Plant and evolutionary ecologist brings a fresh perspective to the UArizona
Alicja Babst-Kostecka discovered her passion for mine site reclamation as a young teenager. Growing up, she lived in a town close to Krakow, Poland, about 50 km from a big mine site. Every time her family would drive by, she thought about how unpleasant it would be to stop there.
“I thought to myself, this is just not the place that one wants to get out of the car and walk around,” Babst-Kostecka says. “It always bothered me that people were doing this to the environment. Of course it is necessary, we need minerals and mining, but I didn't like the image that stayed after the processing.”

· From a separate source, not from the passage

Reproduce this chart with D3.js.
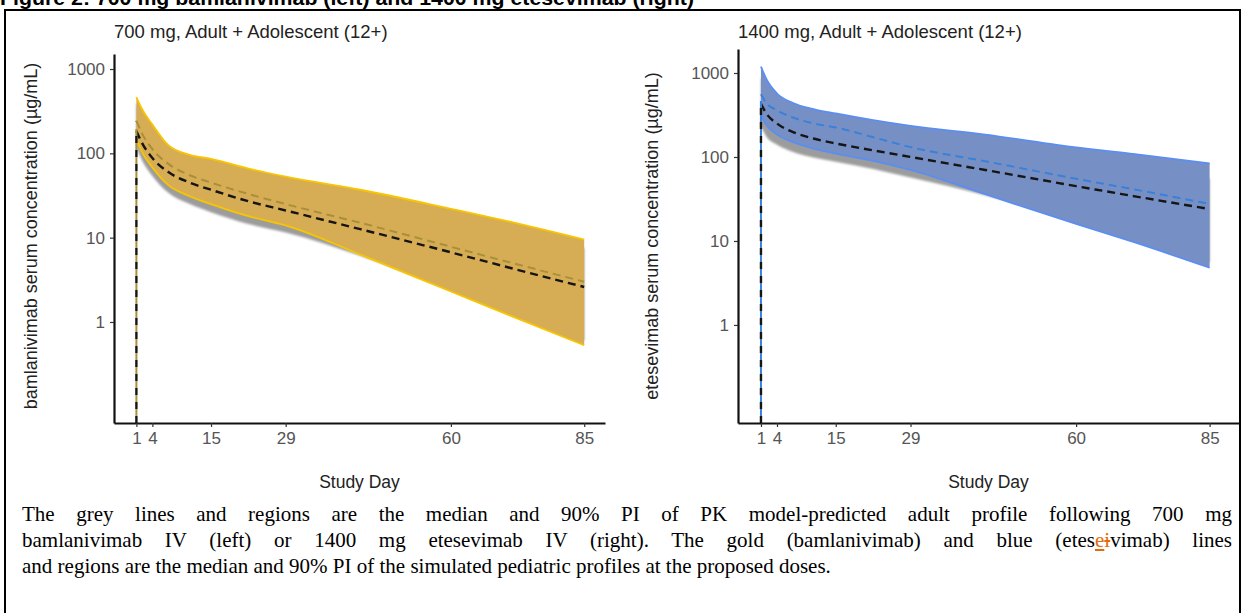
<!DOCTYPE html>
<html>
<head>
<meta charset="utf-8">
<script src="https://cdn.jsdelivr.net/npm/d3@7"></script>
<style>
  body { margin: 0; background: #fff; }
  svg { display: block; }
  .tick text { font-family: "Liberation Sans", Arial, sans-serif; font-size: 17px; fill: #555; }
  .tick line { stroke: #333; stroke-width: 1.2; }
  .domain { stroke: #111; stroke-width: 2.2; }
  #pie { position: absolute; left: 22px; top: 501px; width: 1210px;
         font-family: "Liberation Serif", "Times New Roman", serif; font-size: 21px; line-height: 26px; }
  #pie div.just { text-align: justify; text-align-last: justify; }
  .ins { color: #e36c0a; text-decoration: underline; }
  .del { color: #e36c0a; text-decoration: line-through; }
</style>
</head>
<body>
<svg id="fig" width="1244" height="613"></svg>
<script>
// dias de estudio (eje x)
const dias = [1, 2, 4, 7, 11, 15, 22, 29, 43, 60, 71, 85]
const ticksX = [1, 4, 15, 29, 60, 85]
const ticksY = [1, 10, 100, 1000]

// 700 mg bamlanivimab: adulto (gris) y pediatrico (dorado)
const bamAdultoMed = [184, 135, 88, 60, 45, 37, 27, 21, 12.6, 6.7, 4.4, 2.6]
const bamAdultoLo = [118, 84, 54, 34, 25, 20, 14.5, 11.5, 6.1, 2.4, 1.3, 0.6]
const bamAdultoHi = [400, 290, 190, 110, 85, 75, 57, 45, 30, 18, 12, 7.5]
const bamPedMed = [243, 175, 112, 75, 55, 45, 33, 25, 15, 7.8, 5.1, 3.0]
const bamPedLo = [147, 105, 68, 42, 31, 25, 18, 14, 6.3, 2.3, 1.2, 0.53]
const bamPedHi = [465, 340, 220, 125, 96, 86, 66, 53, 37, 22, 15.5, 9.5]

// 1400 mg etesevimab: adulto (gris) y pediatrico (azul)
const eteAdultoMed = [430, 330, 250, 198, 165, 145, 120, 100, 70, 45, 34, 24]
const eteAdultoLo = [230, 175, 140, 115, 98, 88, 72, 57, 35, 17, 10.5, 5.5]
const eteAdultoHi = [900, 650, 450, 350, 300, 270, 220, 190, 140, 95, 75, 55]
const etePedMed = [560, 440, 360, 295, 250, 225, 172, 131, 89, 55, 41, 27.6]
const etePedLo = [310, 240, 185, 150, 125, 110, 90, 70, 36, 16, 9.6, 4.8]
const etePedHi = [1190, 850, 570, 440, 370, 330, 275, 235, 185, 130, 108, 84]

const svg = d3.select('#fig')

// filtro suave para la banda gris
svg.append('defs').append('filter').attr('id', 'suave')
    .append('feGaussianBlur').attr('stdDeviation', 0.8)

// titulo de la figura, cortado arriba como en el original
svg.append('text')
    .attr('x', 0).attr('y', 5)
    .attr('textLength', 694).attr('lengthAdjust', 'spacingAndGlyphs')
    .style('font-family', '"Liberation Sans", Arial, sans-serif')
    .style('font-weight', 'bold').style('font-size', '21px')
    .text('Figure 2: 700 mg bamlanivimab (left) and 1400 mg etesevimab (right)')

// marco
svg.append('rect')
    .attr('x', 5).attr('y', 10).attr('width', 1235).attr('height', 640)
    .attr('fill', 'none').attr('stroke', '#000').attr('stroke-width', 2)

function filas(med, lo, hi) {
    return dias.map(function (d, i) {
        return { dia: d, med: med[i], lo: lo[i], hi: hi[i] }
    })
}

function panel(cfg) {
    const x = d3.scaleLinear().domain(cfg.dominioX).range(cfg.rangoX)
    const y = d3.scaleLog().domain(cfg.dominioY).range(cfg.rangoY)
    const g = svg.append('g')

    const banda = d3.area()
        .x(function (d) { return x(d.dia) })
        .y0(function (d) { return y(d.lo) })
        .y1(function (d) { return y(d.hi) })
        .curve(d3.curveMonotoneX)
    const linea = function (campo) {
        return d3.line()
            .x(function (d) { return x(d.dia) })
            .y(function (d) { return y(d[campo]) })
            .curve(d3.curveMonotoneX)
    }

    // banda adulto
    g.append('path').datum(cfg.adulto)
        .attr('d', banda).attr('fill', '#9c9c9c').attr('filter', 'url(#suave)')
    // banda pediatrica
    g.append('path').datum(cfg.ped)
        .attr('d', banda).attr('fill', cfg.relleno)
    g.append('path').datum(cfg.ped)
        .attr('d', linea('hi')).attr('fill', 'none')
        .attr('stroke', cfg.borde).attr('stroke-width', 1.8)
    g.append('path').datum(cfg.ped)
        .attr('d', linea('lo')).attr('fill', 'none')
        .attr('stroke', cfg.borde).attr('stroke-width', 1.8)

    // medianas (con la subida vertical en el dia 1)
    const y0 = cfg.rangoY[0]
    const series = [
        { datos: cfg.adulto, color: '#151515', ancho: 2.4, offset: 0 },
        { datos: cfg.ped, color: cfg.mediana, ancho: 2, offset: 7 }
    ]
    series.forEach(function (s) {
        const x1 = x(s.datos[0].dia)
        g.append('path')
            .attr('d', d3.line()([[x1, y0], [x1, y(s.datos[0].med)]]))
            .attr('fill', 'none').attr('stroke', s.color).attr('stroke-width', s.ancho)
            .attr('stroke-dasharray', '7,7').attr('stroke-dashoffset', s.offset)
        g.append('path').datum(s.datos)
            .attr('d', linea('med')).attr('fill', 'none')
            .attr('stroke', s.color).attr('stroke-width', s.ancho)
            .attr('stroke-dasharray', '8,5')
    })

    // ejes
    g.append('g')
        .attr('transform', 'translate(' + cfg.rangoX[0] + ',0)')
        .call(d3.axisLeft(y).tickValues(ticksY).tickFormat(d3.format('d'))
            .tickSize(4).tickSizeOuter(0).tickPadding(5))
    g.append('g')
        .attr('transform', 'translate(0,' + y0 + ')')
        .call(d3.axisBottom(x).tickValues(ticksX).tickFormat(d3.format('d'))
            .tickSize(4).tickSizeOuter(0).tickPadding(5))

    // textos
    g.append('text')
        .attr('x', cfg.rangoX[0]).attr('y', 38)
        .style('font-family', '"Liberation Sans", Arial, sans-serif')
        .style('font-size', '18.5px').attr('fill', '#222')
        .text(cfg.titulo)
    g.append('text')
        .attr('x', (cfg.rangoX[0] + cfg.rangoX[1]) / 2).attr('y', 488)
        .attr('text-anchor', 'middle')
        .style('font-family', '"Liberation Sans", Arial, sans-serif')
        .style('font-size', '17.5px').attr('fill', '#222')
        .text('Study Day')
    g.append('text')
        .attr('transform', 'translate(' + cfg.xTituloY + ',236) rotate(-90)')
        .attr('text-anchor', 'middle')
        .style('font-family', '"Liberation Sans", Arial, sans-serif')
        .style('font-size', '18px').attr('fill', '#222')
        .text(cfg.tituloY)
}

panel({
    titulo: '700 mg, Adult + Adolescent (12+)',
    tituloY: 'bamlanivimab serum concentration (\u00b5g/mL)',
    xTituloY: 37,
    dominioX: [-3.2, 88.9], rangoX: [114, 605],
    dominioY: [0.0634, 1507], rangoY: [423, 54],
    adulto: filas(bamAdultoMed, bamAdultoLo, bamAdultoHi),
    ped: filas(bamPedMed, bamPedLo, bamPedHi),
    relleno: '#d6ad55', borde: '#f7c600', mediana: '#a88f3a'
})

panel({
    titulo: '1400 mg, Adult + Adolescent (12+)',
    tituloY: 'etesevimab serum concentration (\u00b5g/mL)',
    xTituloY: 658,
    dominioX: [-3.3, 90.5], rangoX: [738, 1239],
    dominioY: [0.068, 1931], rangoY: [423, 49],
    adulto: filas(eteAdultoMed, eteAdultoLo, eteAdultoHi),
    ped: filas(etePedMed, etePedLo, etePedHi),
    relleno: '#7690c5', borde: '#5b8ef0', mediana: '#3a80d8'
})

// pie de figura (texto justificado)
const pie = d3.select('body').append('div').attr('id', 'pie')
pie.append('div').attr('class', 'just')
    .text('The grey lines and regions are the median and 90% PI of PK model-predicted adult profile following 700 mg')
pie.append('div').attr('class', 'just')
    .html('bamlanivimab IV (left) or 1400 mg etesevimab IV (right). The gold (bamlanivimab) and blue (etes' +
        '<span class="ins">e</span><span class="del">i</span>vimab) lines')
pie.append('div')
    .text('and regions are the median and 90% PI of the simulated pediatric profiles at the proposed doses.')
</script>
</body>
</html>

So, Babst-Kostecka decided to make it her mission to fix that. She studied environmental protection and became fascinated by the evolution of organisms to evolve and cope with the stressors they encounter. Mine sites in Poland at the time did not disclose their mining and reclamation process, so Babst-Kostecka went to Northern France to study mining areas with more open dialogues.
After she completed her PhD, which was in collaboration with a research institute in France and one in Poland, she began working for the Polish Academy of Sciences in the Department of Ecology. “There I ran several research projects aimed at understanding how plants adapt to environmental contamination or heavy metals in the soil.”
Babst-Kostecka’s relationship with the University of Arizona began in 2018, while she was working for the Polish Academy. While in Tucson she joined Raina Maier’s lab and worked with soil microbiomes at post-mining sites.
“That was exactly what I was missing in my plant research,” she says. “I was missing this other biological component that is highly involved in the process to adjust and adapt to environmental stress.”
As a result of her stay at the lab, Babst-Kostecka joined their Superfund project and helped write the grant for Project 5 of the Superfund Research Center,which was funded starting in April. Shortly after, a position opened up at the Department of Environmental Sciences (ENVS) and after applying, she was offered the job. Her start date: April 1, the same day the Superfund Grant began.
Arizona’s focus in mining gives Babst-Kostecka a chance to explore how plants adapt and manage to survive in post mine-site environments. Not only will she be researching their adaptation to metal contamination, but also the drought stress they experience in this arid state.
“It's really fun to talk because we both have the same goals, and she comes at it from a bit of a different perspective so when we have these discussions, we generate new ideas,” says Raina Maier, Director of the UA Superfund Research Program. “She also brings in a lot of experience from Poland and her previous position there in reclamation of mine sites.”
These different perspectives are something everybody in the department is looking forward to taking advantage of. Babst-Kostecka knows the UArizona is a campus of collaboration. By pulling professionals from different departments, research at the university is very holistic and interactive. “I think the more we can put into the pot of research and try to answer one big question, the more successful and closer to the real answer we will be,” she says.
“We in the Department are really lucky to have her, we don't have a plant biologist in the environmental science.” says Priyanka Kushwaha, postdoc at ENVS. “She would also be collaborating with the Lowell Institute for Mineral Resources and a large portion of our lab is associated with Center for Environmentally Sustainable Mining.”
Looking to the future at UArizona
Aside from her work with the Superfund project, Babst-Kostecka will most-likely begin her work as an assistant professor in Fall of 2021. Maier also hope to bring her into a leadership role at the Center for Environmentally Sustainable Mining, which is currently run by Maier and Julie Neilson. “One of our goals in hiring Alicja was that she would eventually take that over,” Maier says. “It's really exciting to have somebody who wants to work on mining issues and can step right into the role.”